# Stated problem
Would you transcribe the whole listing exactly, minus its pictures?

# Provided material
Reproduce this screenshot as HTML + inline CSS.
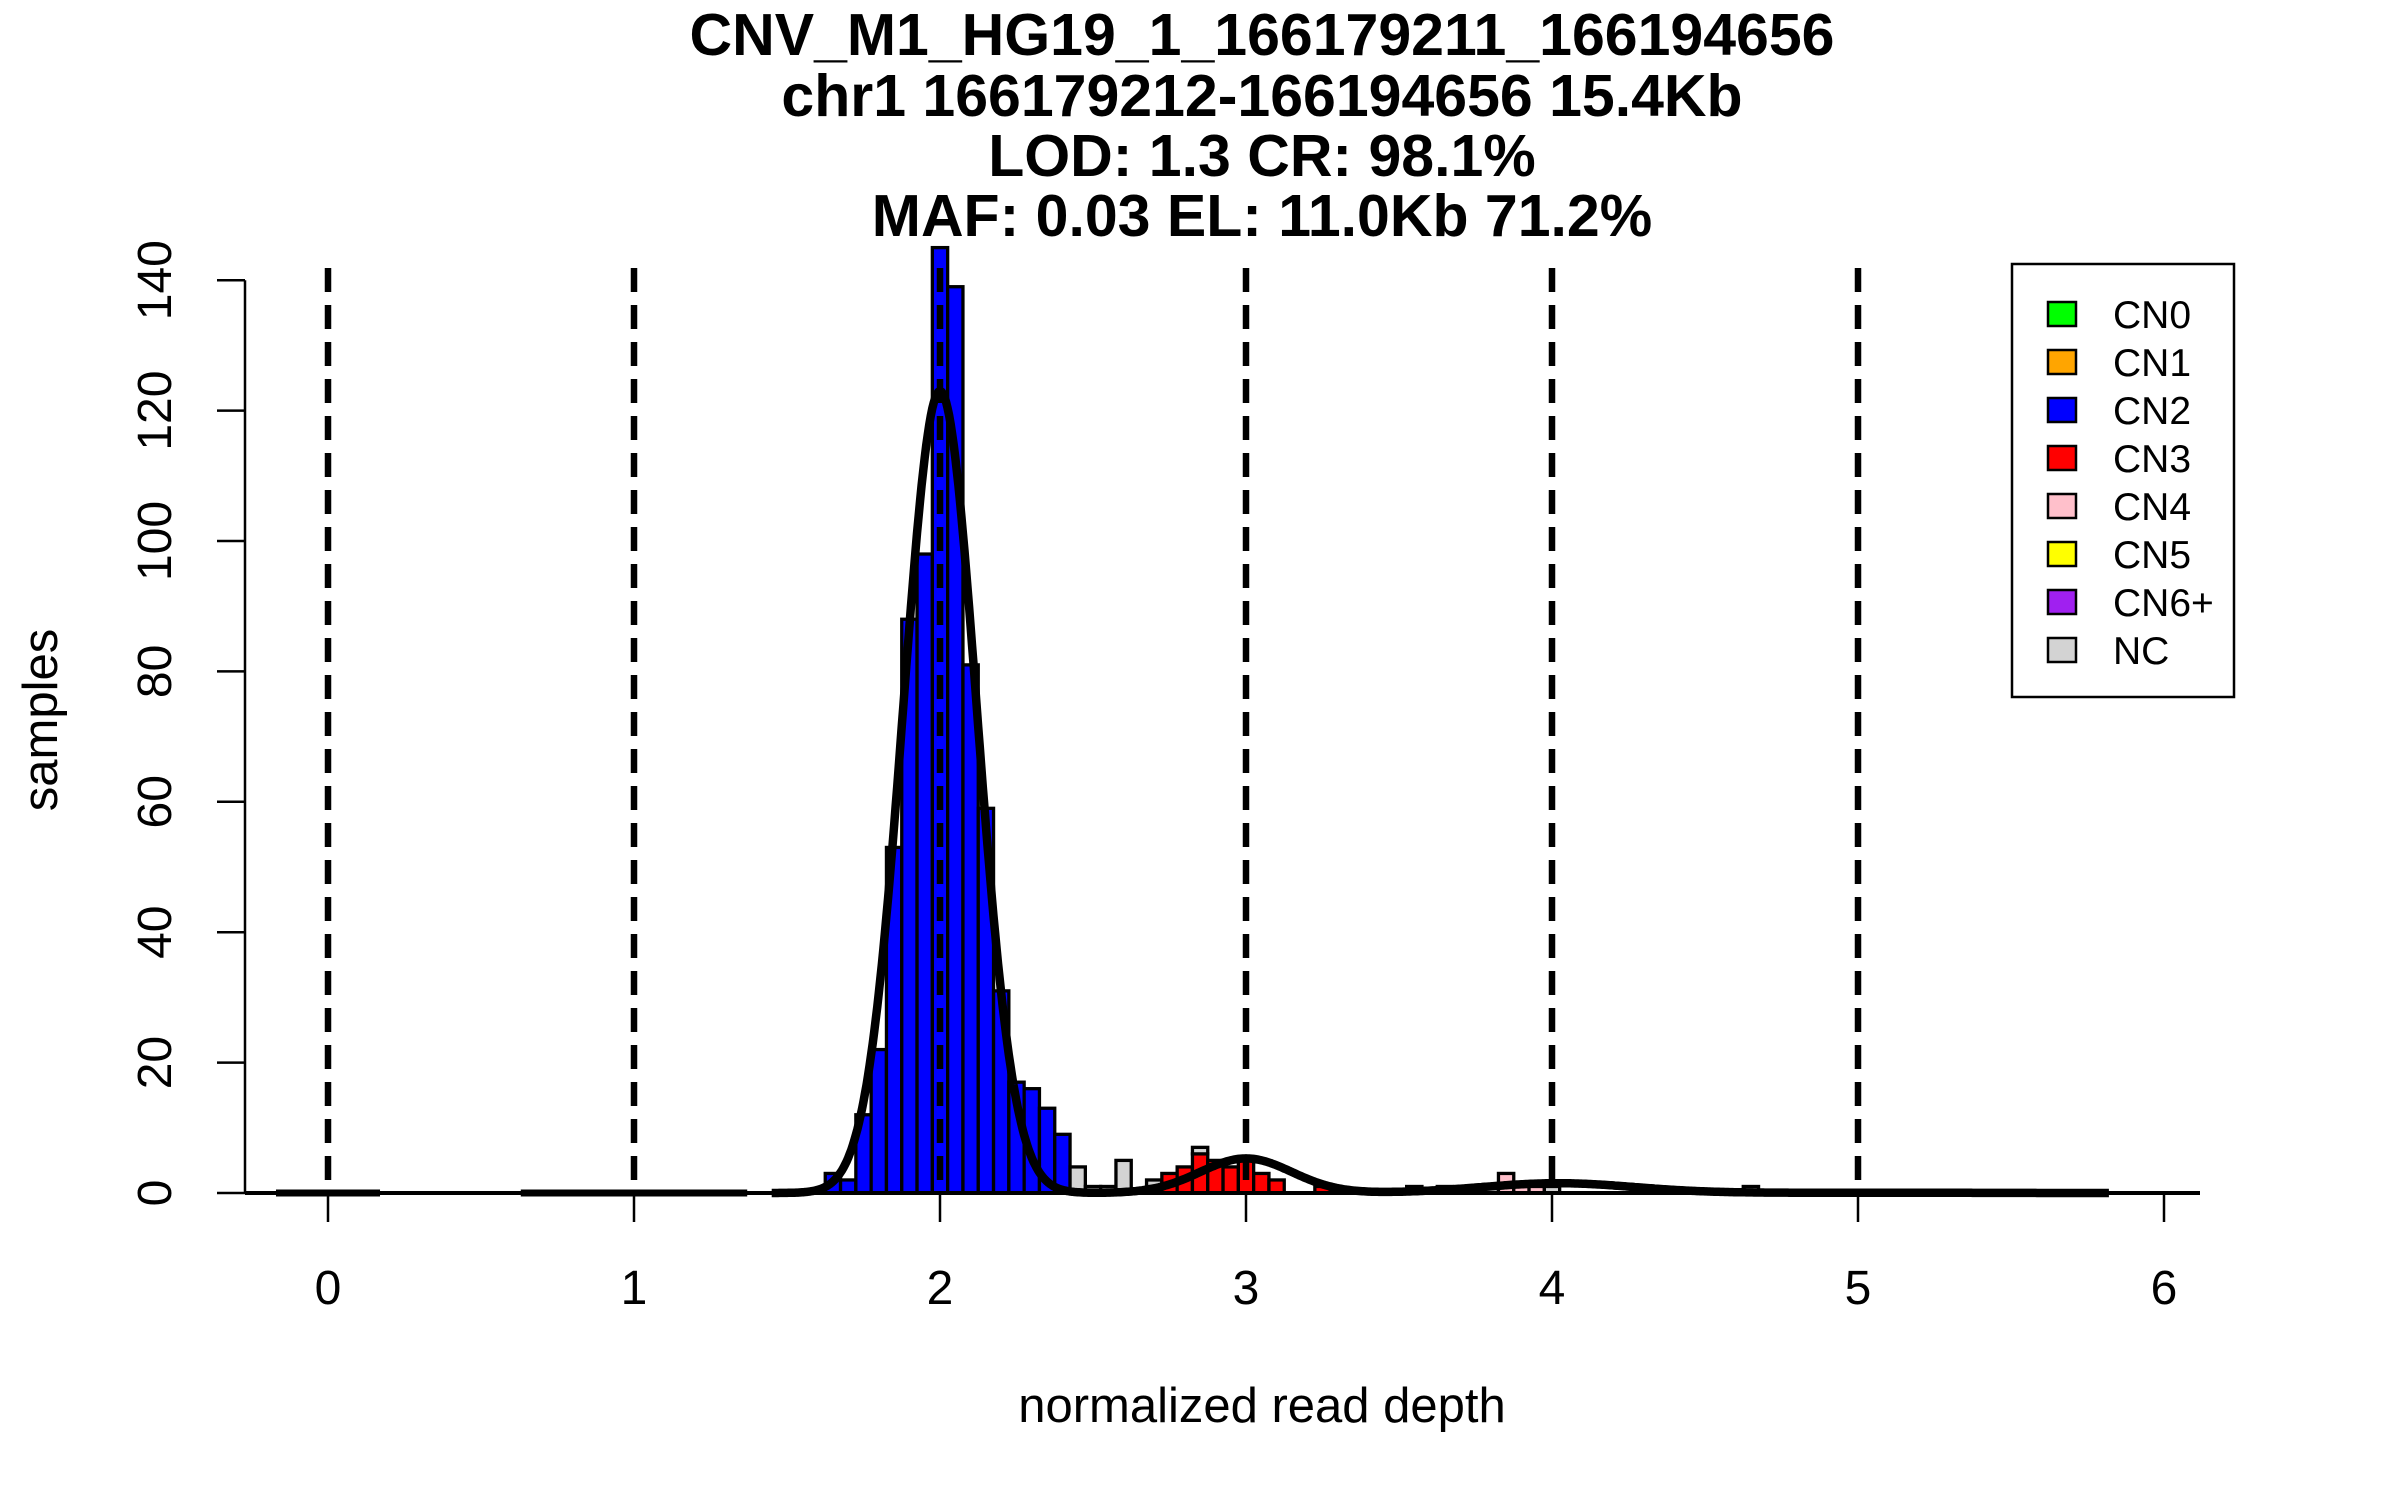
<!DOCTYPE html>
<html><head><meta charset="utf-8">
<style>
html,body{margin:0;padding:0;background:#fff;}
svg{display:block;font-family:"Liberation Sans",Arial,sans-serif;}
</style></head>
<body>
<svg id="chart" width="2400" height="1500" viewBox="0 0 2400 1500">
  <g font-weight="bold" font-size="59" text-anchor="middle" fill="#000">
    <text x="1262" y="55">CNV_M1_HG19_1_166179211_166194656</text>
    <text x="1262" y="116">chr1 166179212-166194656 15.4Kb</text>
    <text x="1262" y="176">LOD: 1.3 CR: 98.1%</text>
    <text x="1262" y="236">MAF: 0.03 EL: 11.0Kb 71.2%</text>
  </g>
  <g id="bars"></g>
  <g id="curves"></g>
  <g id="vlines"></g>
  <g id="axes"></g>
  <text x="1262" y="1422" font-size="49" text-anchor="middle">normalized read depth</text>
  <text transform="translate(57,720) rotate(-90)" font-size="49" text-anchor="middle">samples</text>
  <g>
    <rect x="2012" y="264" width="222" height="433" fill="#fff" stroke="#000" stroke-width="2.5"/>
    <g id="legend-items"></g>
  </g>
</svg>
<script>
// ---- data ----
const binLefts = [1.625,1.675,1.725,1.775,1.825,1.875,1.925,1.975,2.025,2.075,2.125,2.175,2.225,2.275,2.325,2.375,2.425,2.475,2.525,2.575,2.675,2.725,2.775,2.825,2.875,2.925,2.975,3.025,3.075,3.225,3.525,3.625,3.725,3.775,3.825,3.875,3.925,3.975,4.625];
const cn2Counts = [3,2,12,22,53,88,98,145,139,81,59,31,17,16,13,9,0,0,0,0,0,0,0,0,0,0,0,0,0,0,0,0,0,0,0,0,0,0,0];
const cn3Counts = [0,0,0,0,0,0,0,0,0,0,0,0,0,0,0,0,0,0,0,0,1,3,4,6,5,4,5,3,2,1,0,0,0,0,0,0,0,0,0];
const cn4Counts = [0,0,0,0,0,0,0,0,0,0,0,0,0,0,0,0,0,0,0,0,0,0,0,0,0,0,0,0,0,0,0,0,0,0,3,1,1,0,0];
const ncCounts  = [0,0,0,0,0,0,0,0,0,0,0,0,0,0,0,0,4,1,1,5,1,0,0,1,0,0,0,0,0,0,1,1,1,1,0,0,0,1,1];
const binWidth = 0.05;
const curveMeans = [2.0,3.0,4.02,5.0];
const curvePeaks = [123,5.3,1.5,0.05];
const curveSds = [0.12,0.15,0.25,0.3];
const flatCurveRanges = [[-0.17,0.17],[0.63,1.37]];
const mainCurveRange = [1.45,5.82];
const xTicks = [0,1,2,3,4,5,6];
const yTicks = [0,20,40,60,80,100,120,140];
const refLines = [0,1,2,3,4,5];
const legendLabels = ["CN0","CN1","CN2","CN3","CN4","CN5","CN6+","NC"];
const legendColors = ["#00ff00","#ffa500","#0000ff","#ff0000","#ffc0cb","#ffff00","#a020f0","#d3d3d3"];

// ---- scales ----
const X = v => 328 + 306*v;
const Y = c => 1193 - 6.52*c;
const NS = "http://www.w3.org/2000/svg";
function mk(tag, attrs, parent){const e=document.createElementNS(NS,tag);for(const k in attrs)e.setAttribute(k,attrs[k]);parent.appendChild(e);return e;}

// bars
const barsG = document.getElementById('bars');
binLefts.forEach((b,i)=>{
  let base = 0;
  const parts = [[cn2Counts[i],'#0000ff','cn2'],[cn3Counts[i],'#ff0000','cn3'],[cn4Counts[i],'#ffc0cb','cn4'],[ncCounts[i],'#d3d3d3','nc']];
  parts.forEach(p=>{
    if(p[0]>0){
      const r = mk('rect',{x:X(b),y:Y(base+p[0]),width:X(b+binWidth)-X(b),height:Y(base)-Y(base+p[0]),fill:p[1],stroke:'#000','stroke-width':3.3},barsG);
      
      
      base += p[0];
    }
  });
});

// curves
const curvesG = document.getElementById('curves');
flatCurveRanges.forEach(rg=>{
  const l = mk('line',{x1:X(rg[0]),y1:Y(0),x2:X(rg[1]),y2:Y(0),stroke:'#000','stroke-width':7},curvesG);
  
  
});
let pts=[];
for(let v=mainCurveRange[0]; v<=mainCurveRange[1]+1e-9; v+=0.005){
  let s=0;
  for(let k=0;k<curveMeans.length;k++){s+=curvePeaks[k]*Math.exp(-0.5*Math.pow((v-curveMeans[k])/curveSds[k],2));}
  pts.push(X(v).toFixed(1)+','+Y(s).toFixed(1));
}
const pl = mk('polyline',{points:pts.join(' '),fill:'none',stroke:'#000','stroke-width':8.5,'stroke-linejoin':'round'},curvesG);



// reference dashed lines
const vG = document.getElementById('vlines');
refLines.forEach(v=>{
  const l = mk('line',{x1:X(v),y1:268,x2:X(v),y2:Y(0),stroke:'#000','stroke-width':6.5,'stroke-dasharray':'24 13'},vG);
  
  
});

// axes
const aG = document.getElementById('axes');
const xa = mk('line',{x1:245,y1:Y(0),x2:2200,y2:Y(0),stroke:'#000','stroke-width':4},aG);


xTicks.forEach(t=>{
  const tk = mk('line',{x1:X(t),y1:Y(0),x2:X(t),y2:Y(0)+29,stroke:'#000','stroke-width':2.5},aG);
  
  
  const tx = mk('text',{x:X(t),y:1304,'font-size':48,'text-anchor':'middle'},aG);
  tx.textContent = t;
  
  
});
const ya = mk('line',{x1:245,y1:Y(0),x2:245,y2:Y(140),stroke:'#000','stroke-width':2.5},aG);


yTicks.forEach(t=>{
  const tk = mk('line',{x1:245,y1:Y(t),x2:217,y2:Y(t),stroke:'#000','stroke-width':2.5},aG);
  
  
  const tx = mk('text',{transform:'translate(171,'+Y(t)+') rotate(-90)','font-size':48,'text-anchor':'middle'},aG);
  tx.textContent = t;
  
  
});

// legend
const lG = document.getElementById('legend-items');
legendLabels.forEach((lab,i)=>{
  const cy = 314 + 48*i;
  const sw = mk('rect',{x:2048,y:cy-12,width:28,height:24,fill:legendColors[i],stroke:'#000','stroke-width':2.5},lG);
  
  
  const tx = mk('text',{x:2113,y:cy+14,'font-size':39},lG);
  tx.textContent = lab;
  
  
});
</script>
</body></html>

# Expected answer
Reproduce this screenshot as HTML + inline CSS.
<!DOCTYPE html>
<html><head><meta charset="utf-8">
<style>
html,body{margin:0;padding:0;background:#fff;}
svg{display:block;font-family:"Liberation Sans",Arial,sans-serif;}
</style></head>
<body>
<svg id="chart" width="2400" height="1500" viewBox="0 0 2400 1500">
  <g font-weight="bold" font-size="59" text-anchor="middle" fill="#000">
    <text x="1262" y="55">CNV_M1_HG19_1_166179211_166194656</text>
    <text x="1262" y="116">chr1 166179212-166194656 15.4Kb</text>
    <text x="1262" y="176">LOD: 1.3 CR: 98.1%</text>
    <text x="1262" y="236">MAF: 0.03 EL: 11.0Kb 71.2%</text>
  </g>
  <g id="bars"></g>
  <g id="curves"></g>
  <g id="vlines"></g>
  <g id="axes"></g>
  <text x="1262" y="1422" font-size="49" text-anchor="middle">normalized read depth</text>
  <text transform="translate(57,720) rotate(-90)" font-size="49" text-anchor="middle">samples</text>
  <g>
    <rect x="2012" y="264" width="222" height="433" fill="#fff" stroke="#000" stroke-width="2.5"/>
    <g id="legend-items"></g>
  </g>
</svg>
<script>
// ---- data ----
const binLefts = [1.625,1.675,1.725,1.775,1.825,1.875,1.925,1.975,2.025,2.075,2.125,2.175,2.225,2.275,2.325,2.375,2.425,2.475,2.525,2.575,2.675,2.725,2.775,2.825,2.875,2.925,2.975,3.025,3.075,3.225,3.525,3.625,3.725,3.775,3.825,3.875,3.925,3.975,4.625];
const cn2Counts = [3,2,12,22,53,88,98,145,139,81,59,31,17,16,13,9,0,0,0,0,0,0,0,0,0,0,0,0,0,0,0,0,0,0,0,0,0,0,0];
const cn3Counts = [0,0,0,0,0,0,0,0,0,0,0,0,0,0,0,0,0,0,0,0,1,3,4,6,5,4,5,3,2,1,0,0,0,0,0,0,0,0,0];
const cn4Counts = [0,0,0,0,0,0,0,0,0,0,0,0,0,0,0,0,0,0,0,0,0,0,0,0,0,0,0,0,0,0,0,0,0,0,3,1,1,0,0];
const ncCounts  = [0,0,0,0,0,0,0,0,0,0,0,0,0,0,0,0,4,1,1,5,1,0,0,1,0,0,0,0,0,0,1,1,1,1,0,0,0,1,1];
const binWidth = 0.05;
const curveMeans = [2.0,3.0,4.02,5.0];
const curvePeaks = [123,5.3,1.5,0.05];
const curveSds = [0.12,0.15,0.25,0.3];
const flatCurveRanges = [[-0.17,0.17],[0.63,1.37]];
const mainCurveRange = [1.45,5.82];
const xTicks = [0,1,2,3,4,5,6];
const yTicks = [0,20,40,60,80,100,120,140];
const refLines = [0,1,2,3,4,5];
const legendLabels = ["CN0","CN1","CN2","CN3","CN4","CN5","CN6+","NC"];
const legendColors = ["#00ff00","#ffa500","#0000ff","#ff0000","#ffc0cb","#ffff00","#a020f0","#d3d3d3"];

// ---- scales ----
const X = v => 328 + 306*v;
const Y = c => 1193 - 6.52*c;
const NS = "http://www.w3.org/2000/svg";
function mk(tag, attrs, parent){const e=document.createElementNS(NS,tag);for(const k in attrs)e.setAttribute(k,attrs[k]);parent.appendChild(e);return e;}

// bars
const barsG = document.getElementById('bars');
binLefts.forEach((b,i)=>{
  let base = 0;
  const parts = [[cn2Counts[i],'#0000ff','cn2'],[cn3Counts[i],'#ff0000','cn3'],[cn4Counts[i],'#ffc0cb','cn4'],[ncCounts[i],'#d3d3d3','nc']];
  parts.forEach(p=>{
    if(p[0]>0){
      const r = mk('rect',{x:X(b),y:Y(base+p[0]),width:X(b+binWidth)-X(b),height:Y(base)-Y(base+p[0]),fill:p[1],stroke:'#000','stroke-width':3.3},barsG);
      
      
      base += p[0];
    }
  });
});

// curves
const curvesG = document.getElementById('curves');
flatCurveRanges.forEach(rg=>{
  const l = mk('line',{x1:X(rg[0]),y1:Y(0),x2:X(rg[1]),y2:Y(0),stroke:'#000','stroke-width':7},curvesG);
  
  
});
let pts=[];
for(let v=mainCurveRange[0]; v<=mainCurveRange[1]+1e-9; v+=0.005){
  let s=0;
  for(let k=0;k<curveMeans.length;k++){s+=curvePeaks[k]*Math.exp(-0.5*Math.pow((v-curveMeans[k])/curveSds[k],2));}
  pts.push(X(v).toFixed(1)+','+Y(s).toFixed(1));
}
const pl = mk('polyline',{points:pts.join(' '),fill:'none',stroke:'#000','stroke-width':8.5,'stroke-linejoin':'round'},curvesG);



// reference dashed lines
const vG = document.getElementById('vlines');
refLines.forEach(v=>{
  const l = mk('line',{x1:X(v),y1:268,x2:X(v),y2:Y(0),stroke:'#000','stroke-width':6.5,'stroke-dasharray':'24 13'},vG);
  
  
});

// axes
const aG = document.getElementById('axes');
const xa = mk('line',{x1:245,y1:Y(0),x2:2200,y2:Y(0),stroke:'#000','stroke-width':4},aG);


xTicks.forEach(t=>{
  const tk = mk('line',{x1:X(t),y1:Y(0),x2:X(t),y2:Y(0)+29,stroke:'#000','stroke-width':2.5},aG);
  
  
  const tx = mk('text',{x:X(t),y:1304,'font-size':48,'text-anchor':'middle'},aG);
  tx.textContent = t;
  
  
});
const ya = mk('line',{x1:245,y1:Y(0),x2:245,y2:Y(140),stroke:'#000','stroke-width':2.5},aG);


yTicks.forEach(t=>{
  const tk = mk('line',{x1:245,y1:Y(t),x2:217,y2:Y(t),stroke:'#000','stroke-width':2.5},aG);
  
  
  const tx = mk('text',{transform:'translate(171,'+Y(t)+') rotate(-90)','font-size':48,'text-anchor':'middle'},aG);
  tx.textContent = t;
  
  
});

// legend
const lG = document.getElementById('legend-items');
legendLabels.forEach((lab,i)=>{
  const cy = 314 + 48*i;
  const sw = mk('rect',{x:2048,y:cy-12,width:28,height:24,fill:legendColors[i],stroke:'#000','stroke-width':2.5},lG);
  
  
  const tx = mk('text',{x:2113,y:cy+14,'font-size':39},lG);
  tx.textContent = lab;
  
  
});
</script>
</body></html>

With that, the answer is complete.